DATA BLOCK:
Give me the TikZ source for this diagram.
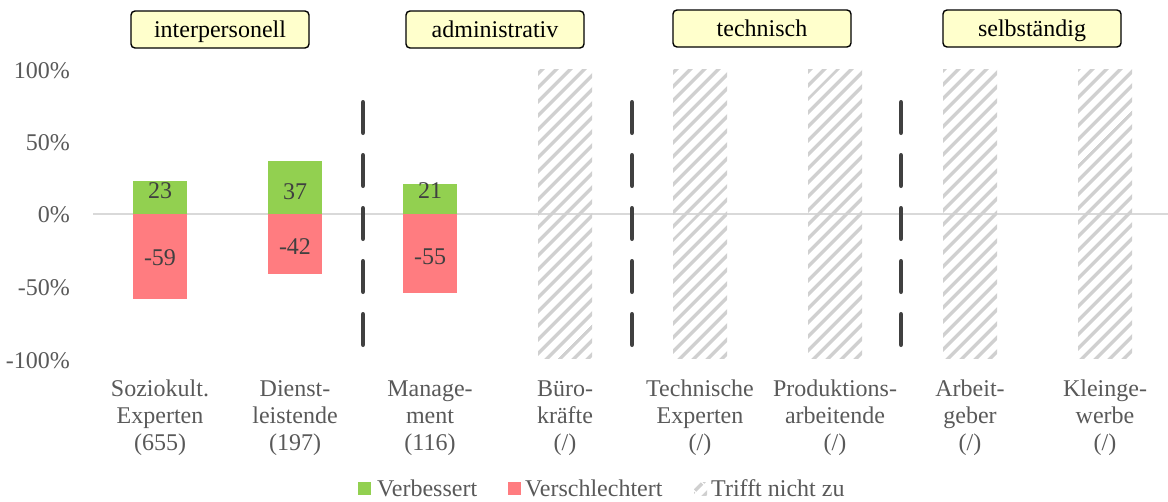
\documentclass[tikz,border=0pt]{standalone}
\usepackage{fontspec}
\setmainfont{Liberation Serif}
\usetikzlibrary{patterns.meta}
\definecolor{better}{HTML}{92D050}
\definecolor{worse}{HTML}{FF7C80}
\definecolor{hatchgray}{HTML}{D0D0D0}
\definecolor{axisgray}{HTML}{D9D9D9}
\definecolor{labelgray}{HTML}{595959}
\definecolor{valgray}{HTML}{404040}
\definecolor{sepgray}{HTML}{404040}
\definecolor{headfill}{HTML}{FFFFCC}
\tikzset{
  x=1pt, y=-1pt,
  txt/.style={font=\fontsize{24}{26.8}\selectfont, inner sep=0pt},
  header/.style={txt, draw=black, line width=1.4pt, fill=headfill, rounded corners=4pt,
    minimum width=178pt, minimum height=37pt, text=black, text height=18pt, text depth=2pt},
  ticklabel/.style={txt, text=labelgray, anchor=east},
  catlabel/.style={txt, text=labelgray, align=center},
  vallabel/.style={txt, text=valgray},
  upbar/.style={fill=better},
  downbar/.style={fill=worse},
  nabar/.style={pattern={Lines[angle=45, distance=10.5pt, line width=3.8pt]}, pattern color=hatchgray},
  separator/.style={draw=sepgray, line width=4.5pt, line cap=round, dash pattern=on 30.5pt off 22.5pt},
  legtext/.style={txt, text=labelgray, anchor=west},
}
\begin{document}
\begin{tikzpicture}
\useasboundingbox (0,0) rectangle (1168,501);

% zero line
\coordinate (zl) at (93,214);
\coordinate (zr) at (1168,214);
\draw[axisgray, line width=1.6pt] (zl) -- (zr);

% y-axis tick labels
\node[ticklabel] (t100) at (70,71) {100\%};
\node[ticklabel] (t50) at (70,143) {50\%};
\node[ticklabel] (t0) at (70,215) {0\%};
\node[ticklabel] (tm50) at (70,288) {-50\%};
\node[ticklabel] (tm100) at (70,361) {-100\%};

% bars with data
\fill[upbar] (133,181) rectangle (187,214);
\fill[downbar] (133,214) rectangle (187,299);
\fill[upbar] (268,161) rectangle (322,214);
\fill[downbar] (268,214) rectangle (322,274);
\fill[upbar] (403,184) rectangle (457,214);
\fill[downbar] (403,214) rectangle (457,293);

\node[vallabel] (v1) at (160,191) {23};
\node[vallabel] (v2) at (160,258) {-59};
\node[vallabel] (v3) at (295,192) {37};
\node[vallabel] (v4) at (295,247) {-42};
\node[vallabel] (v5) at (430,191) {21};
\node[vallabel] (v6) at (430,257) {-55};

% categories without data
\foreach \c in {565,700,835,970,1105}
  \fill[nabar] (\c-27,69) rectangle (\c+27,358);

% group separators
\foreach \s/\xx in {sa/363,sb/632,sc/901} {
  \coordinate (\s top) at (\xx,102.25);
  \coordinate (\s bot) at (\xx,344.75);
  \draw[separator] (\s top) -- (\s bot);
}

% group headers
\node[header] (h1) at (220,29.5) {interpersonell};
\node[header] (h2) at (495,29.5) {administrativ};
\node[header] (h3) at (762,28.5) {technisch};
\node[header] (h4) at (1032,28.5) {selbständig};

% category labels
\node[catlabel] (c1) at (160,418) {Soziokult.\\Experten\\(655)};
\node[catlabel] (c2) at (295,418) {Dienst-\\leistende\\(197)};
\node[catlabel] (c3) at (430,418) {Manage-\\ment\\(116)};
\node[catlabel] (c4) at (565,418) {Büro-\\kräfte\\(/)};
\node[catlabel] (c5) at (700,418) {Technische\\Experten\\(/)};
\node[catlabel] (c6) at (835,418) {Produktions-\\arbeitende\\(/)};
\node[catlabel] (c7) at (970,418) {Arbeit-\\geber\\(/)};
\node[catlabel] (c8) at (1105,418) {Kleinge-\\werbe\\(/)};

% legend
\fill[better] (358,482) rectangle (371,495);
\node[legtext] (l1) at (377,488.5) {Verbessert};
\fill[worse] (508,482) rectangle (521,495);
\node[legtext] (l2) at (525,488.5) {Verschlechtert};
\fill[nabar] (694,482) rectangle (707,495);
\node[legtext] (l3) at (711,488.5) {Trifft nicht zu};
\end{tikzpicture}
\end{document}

WORK INSTRUCTIONS: The data above should be repeated exactly, minus any pictures.

OUTPUT FOR THIS EXERCISE:
Give me the TikZ source for this diagram.
\documentclass[tikz,border=0pt]{standalone}
\usepackage{fontspec}
\setmainfont{Liberation Serif}
\usetikzlibrary{patterns.meta}
\definecolor{better}{HTML}{92D050}
\definecolor{worse}{HTML}{FF7C80}
\definecolor{hatchgray}{HTML}{D0D0D0}
\definecolor{axisgray}{HTML}{D9D9D9}
\definecolor{labelgray}{HTML}{595959}
\definecolor{valgray}{HTML}{404040}
\definecolor{sepgray}{HTML}{404040}
\definecolor{headfill}{HTML}{FFFFCC}
\tikzset{
  x=1pt, y=-1pt,
  txt/.style={font=\fontsize{24}{26.8}\selectfont, inner sep=0pt},
  header/.style={txt, draw=black, line width=1.4pt, fill=headfill, rounded corners=4pt,
    minimum width=178pt, minimum height=37pt, text=black, text height=18pt, text depth=2pt},
  ticklabel/.style={txt, text=labelgray, anchor=east},
  catlabel/.style={txt, text=labelgray, align=center},
  vallabel/.style={txt, text=valgray},
  upbar/.style={fill=better},
  downbar/.style={fill=worse},
  nabar/.style={pattern={Lines[angle=45, distance=10.5pt, line width=3.8pt]}, pattern color=hatchgray},
  separator/.style={draw=sepgray, line width=4.5pt, line cap=round, dash pattern=on 30.5pt off 22.5pt},
  legtext/.style={txt, text=labelgray, anchor=west},
}
\begin{document}
\begin{tikzpicture}
\useasboundingbox (0,0) rectangle (1168,501);

% zero line
\coordinate (zl) at (93,214);
\coordinate (zr) at (1168,214);
\draw[axisgray, line width=1.6pt] (zl) -- (zr);

% y-axis tick labels
\node[ticklabel] (t100) at (70,71) {100\%};
\node[ticklabel] (t50) at (70,143) {50\%};
\node[ticklabel] (t0) at (70,215) {0\%};
\node[ticklabel] (tm50) at (70,288) {-50\%};
\node[ticklabel] (tm100) at (70,361) {-100\%};

% bars with data
\fill[upbar] (133,181) rectangle (187,214);
\fill[downbar] (133,214) rectangle (187,299);
\fill[upbar] (268,161) rectangle (322,214);
\fill[downbar] (268,214) rectangle (322,274);
\fill[upbar] (403,184) rectangle (457,214);
\fill[downbar] (403,214) rectangle (457,293);

\node[vallabel] (v1) at (160,191) {23};
\node[vallabel] (v2) at (160,258) {-59};
\node[vallabel] (v3) at (295,192) {37};
\node[vallabel] (v4) at (295,247) {-42};
\node[vallabel] (v5) at (430,191) {21};
\node[vallabel] (v6) at (430,257) {-55};

% categories without data
\foreach \c in {565,700,835,970,1105}
  \fill[nabar] (\c-27,69) rectangle (\c+27,358);

% group separators
\foreach \s/\xx in {sa/363,sb/632,sc/901} {
  \coordinate (\s top) at (\xx,102.25);
  \coordinate (\s bot) at (\xx,344.75);
  \draw[separator] (\s top) -- (\s bot);
}

% group headers
\node[header] (h1) at (220,29.5) {interpersonell};
\node[header] (h2) at (495,29.5) {administrativ};
\node[header] (h3) at (762,28.5) {technisch};
\node[header] (h4) at (1032,28.5) {selbständig};

% category labels
\node[catlabel] (c1) at (160,418) {Soziokult.\\Experten\\(655)};
\node[catlabel] (c2) at (295,418) {Dienst-\\leistende\\(197)};
\node[catlabel] (c3) at (430,418) {Manage-\\ment\\(116)};
\node[catlabel] (c4) at (565,418) {Büro-\\kräfte\\(/)};
\node[catlabel] (c5) at (700,418) {Technische\\Experten\\(/)};
\node[catlabel] (c6) at (835,418) {Produktions-\\arbeitende\\(/)};
\node[catlabel] (c7) at (970,418) {Arbeit-\\geber\\(/)};
\node[catlabel] (c8) at (1105,418) {Kleinge-\\werbe\\(/)};

% legend
\fill[better] (358,482) rectangle (371,495);
\node[legtext] (l1) at (377,488.5) {Verbessert};
\fill[worse] (508,482) rectangle (521,495);
\node[legtext] (l2) at (525,488.5) {Verschlechtert};
\fill[nabar] (694,482) rectangle (707,495);
\node[legtext] (l3) at (711,488.5) {Trifft nicht zu};
\end{tikzpicture}
\end{document}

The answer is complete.